Однако, как доказывает Харша Рам, пир в закавказских культурах – не такой уж древний ритуал, как может показаться. Пир (supra) с властью тамады, иерархией тостов, хоровым пением «возникает как форма культурного балансирования между социоэкономическим давлением и политическими структурами царской и советской эпох»423. Грузинский ученый Г. Нодия считает, что
сакрализация пиршественной структуры была ответом грузинского общества на модернизационный шок <…> Супра позволила обществу ответить насильственной модернизации стилизованным перформансом феодального порядка и создать таким образом оазис иллюзорной аутентичности424.
(Запомним эту формулировку, она нам еще пригодится.) По мысли исследователя, пир сочетает в себе противоположные черты: с одной стороны, «отрицает рационализированную структуру времени, места и материальной траты, свойственную модерным обществам»425, с другой – выполняет функцию, сходную с функцией кофеен, салонов и таверн, которые, по Ю. Хабермасу, служили эмбрионами для современной европейской публичной сферы. Двойственное значение пира проявляется и в том, что в нем можно увидеть «зеркало и государства, и антигосударства», и «модель авторитарного государства», и «субалтерный дискурс, противоположный русской колонизации»426.
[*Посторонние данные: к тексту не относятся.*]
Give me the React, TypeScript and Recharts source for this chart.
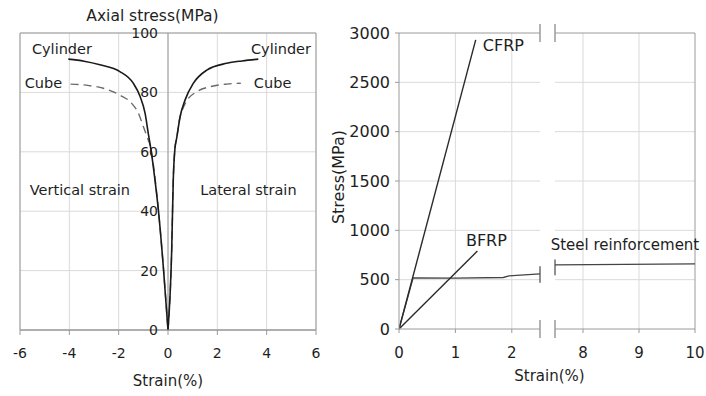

Почему же Искандер сделал центральным героем национальной аллегории конформиста и хронического бездельника, всегда высматривающего, «кто бы из окружающих мог на него поработать» (1: 729), хвастуна и враля, «верного своему правилу за большими общественными делами не забывать маленьких личных удовольствий» (1: 109)? Почему писатель назначил на главную роль трикстера, совмещающего в себе черты плута и придворного шута, иронического мессии и трикстера-при-власти?